Jika Masih Berlaku, RSUD Bisa Diakuisisi Swasta
jurnalbogor.com – DPRD Kabupaten Bogor menginginkan Peraturan Bupati (Perbup) Bogor Nomor 60 Tahun 2023 untuk segera dicabut. Perbup ini dinilai tidak berpihak kepada masyarakat miskin. Bahkan jika masih berlaku, Rumah Sakit Umum Daerah (RSUD) milik Pemerintah Kabupaten (Pemkab) Bogor dalam melayani pasien dari keluarga miskin bisa diakuisisi swasta.
“Perbup 60 harus dicabut karena tidak berpihak kepada masyarakat. Banyak merugikan daripada manfaatnya,” ujar Wakil Ketua DPRD Kabupaten Bogor, Wawan Hikal Kurdi alias Wanhay usai kegiatan reses di Kantor Kecamatan Cisarua, Kamis (25/4/2024).
Berdasar Perbup 60, masyarakat miskin, Pekerja Bukan Penerima Upah (PBPU), dan Bukan Pekerja dapat dilayani di rumah sakit jika telah tervalidasi masuk dalam daftar Data Terpadu Kesejahteraan Sosial (DTKS).
Sedangkan untuk dapat masuk dalam daftar DTKS, warga harus melalui proses tahapan pendataan, verifikasi data, pengecekan pada Aplikasi Sistem Informasi Kesejahteraan Sosial-Next Generation (SIKS-NG), validasi DTKS, dan pendaftaran. Data juga diperbaharui per bulannya.
Pemberlakuan Perbup No. 60 Tahun 2023 telah dimulai pada 1 Maret 2023 tentang Optimalisasi Kepesertaan Program Jaminan Kesehatan Nasional dan Pemberian Bantuan Pembiayaan Pelayanan Kesehatan.
Menurut Wanhay, jika Perbup 60 tersebut terus diberlakukan, maka secara tidak langsung mengesampingkan fungsi dan tujuan utama Rumah Sakit Umum Daerah (RSUD) milik Pemerintah Kabupaten (Pemkab) Bogor dalam melayani pasien dari keluarga miskin.
“Kalau Perbup 60 ini diberlakukan, menurut saya, lebih baik RSUD diakuisisi saja oleh swasta sehingga ada efisiensi anggaran APBD. Karena, selama ini kan dari direktur, dokter, perawat, dan pegawai RSUD digaji oleh APBD yang berasal dari uang rakyat,” bebernya.
Demikian juga dengan anggaran Jaminan Kesehatan Masyarakat (Jamkesmas) dibayar oleh APBD Kabupaten Bogor. “Nah, sekarang masyarakat, dengan adanya Perbup 60, susah masuk RSUD. Di Kabupaten Bogor itu masih banyak masyarakat miskin di kampung-kampung.

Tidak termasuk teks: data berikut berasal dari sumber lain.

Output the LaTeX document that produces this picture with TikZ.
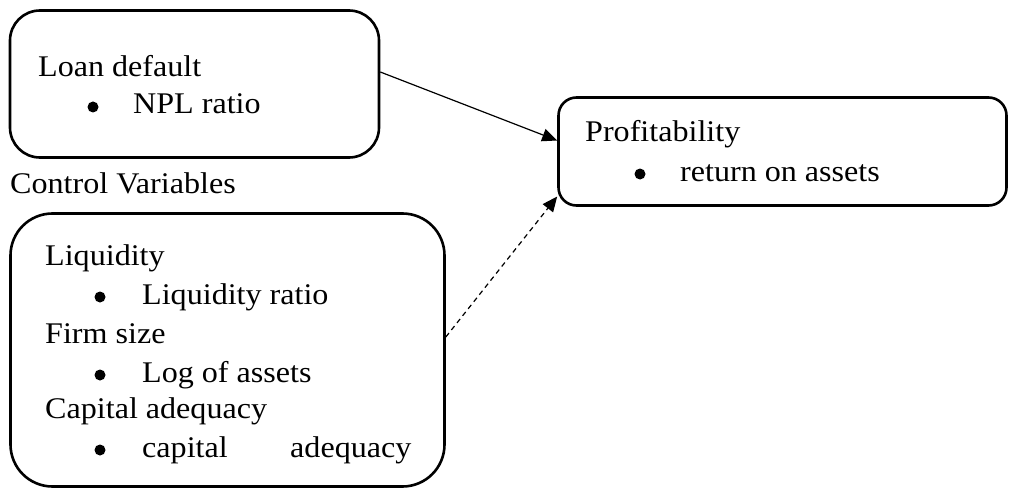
\documentclass[tikz,border=0pt]{standalone}
\usepackage{fontspec}
\setmainfont{Liberation Serif}[FakeStretch=1.07]
\usetikzlibrary{arrows.meta}
\begin{document}
\begin{tikzpicture}[x=1pt,y=-1pt,
  box/.style={draw,line width=2.6pt,inner sep=0pt},
  txt/.style={anchor=base west,inner sep=0pt,font=\fontsize{30}{36}\selectfont},
  bul/.style={circle,fill,inner sep=0pt,minimum size=11pt},
  conn/.style={line width=1.2pt,-{Triangle[length=15pt,width=13pt]}}]
\useasboundingbox (0,0) rectangle (1009,492);
% boxes
\node[box,rounded corners=30pt,minimum width=369pt,minimum height=147pt] (b1) at (194.5,84) {};
\node[box,rounded corners=18pt,minimum width=448pt,minimum height=108pt] (b2) at (782.5,151.5) {};
\node[box,rounded corners=42pt,minimum width=434pt,minimum height=273pt] (b3) at (227.5,350) {};
% box 1 text
\node[txt] (t1) at (38,77) {Loan default};
\node[bul] (t1b) at (93,107) {};
\node[txt] (t1c) at (133,114) {NPL ratio};
% label
\node[txt] (cv) at (10,193) {Control Variables};
% box 2 text
\node[txt] (t2) at (585,142) {Profitability};
\node[bul] (t2b) at (640,174) {};
\node[txt] (t2c) at (680,181) {return on assets};
% box 3 text
\node[txt] (l1) at (45,265) {Liquidity};
\node[bul] (l1b) at (100,297) {};
\node[txt] (l1c) at (142,304) {Liquidity ratio};
\node[txt] (l2) at (45,343) {Firm size};
\node[bul] (l2b) at (100,375) {};
\node[txt] (l2c) at (142,382) {Log of assets};
\node[txt] (l3) at (45,418) {Capital adequacy};
\node[bul] (l3b) at (100,450) {};
\node[txt] (l3c) at (142,457) {capital};
\node[txt] (l3d) at (290,457) {adequacy};
% connectors
\draw[conn] ([yshift=12pt]b1.east) -- ([yshift=11pt]b2.west);
\draw[conn,dash pattern=on 5pt off 4pt] ([yshift=13pt]b3.east) -- ([yshift=-45pt]b2.west);
\end{tikzpicture}
\end{document}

Mereka cukup Surat Keterangan Tidak Mampu (SKTM) dari Kepala Desa, jangan dipersulit. Gak ada masyarakat yang sakit berbohong. Terbayang gak, masyarakat sakit jauh-jauh ditolak rumah sakit,” tegasnya.
Ia pun mengatakan, pembatalan atau pencabutan Perbup 60 harus melalui proses Rapat Paripurna. “Sudah saya sampaikan ke Pj Bupati Asmawa Tosepu, supaya dicabut. Waktu itu PJ Bupati sangat setuju akan dievaluasi,” tandasnya.
Sebelumnya, Yayasan Solidaritas Jiwa Sosial Nasional (SJSN) juga mengeritisi Perbup Bogor No. 60 Tahun 2023. Mereka melakukan audiensi ke Gedung DPRD Kabupaten Bogor pada Rabu, 13 Maret 2024.
Ketua SJSN, Abdul Muksin, mengatakan, Perbup dinilai menimbulkan masalah baru. Salah satu temuan fakta di masyarakat yakni tidak sinkronnya informasi Sistem Layanan dan Rujukan Terpadu atau SLRT antara operator dan fasilitator yang belum menguasai alur dan terkesan kaku.
“Bahwa salah satu syaratnya adalah foto keadaan rumah yang selalu jadi acuan kelolosan penjamin, hingga mengakibatkan pasien dibebankan tunai yang akan menambah angka kemiskinan dan kemunduran ekonomi masyarakat yang tidak mampu,” ucap Abdul Muksin.
Selian itu, kata Abdul, adanya pembatasan waktu penginputan data pemohon yang hanya dilakukan antara tanggal 15 – 25 dalam sebulan. Menurutnya, hal itu akan menyulitkan masyarakat.
“Namun demikian, sakit itu tidak mengenal tanggal. Untuk itu, temuan ini kami sampaikan melalui audiensi bersama DPRD Kabupaten Bogor,” jelasnya.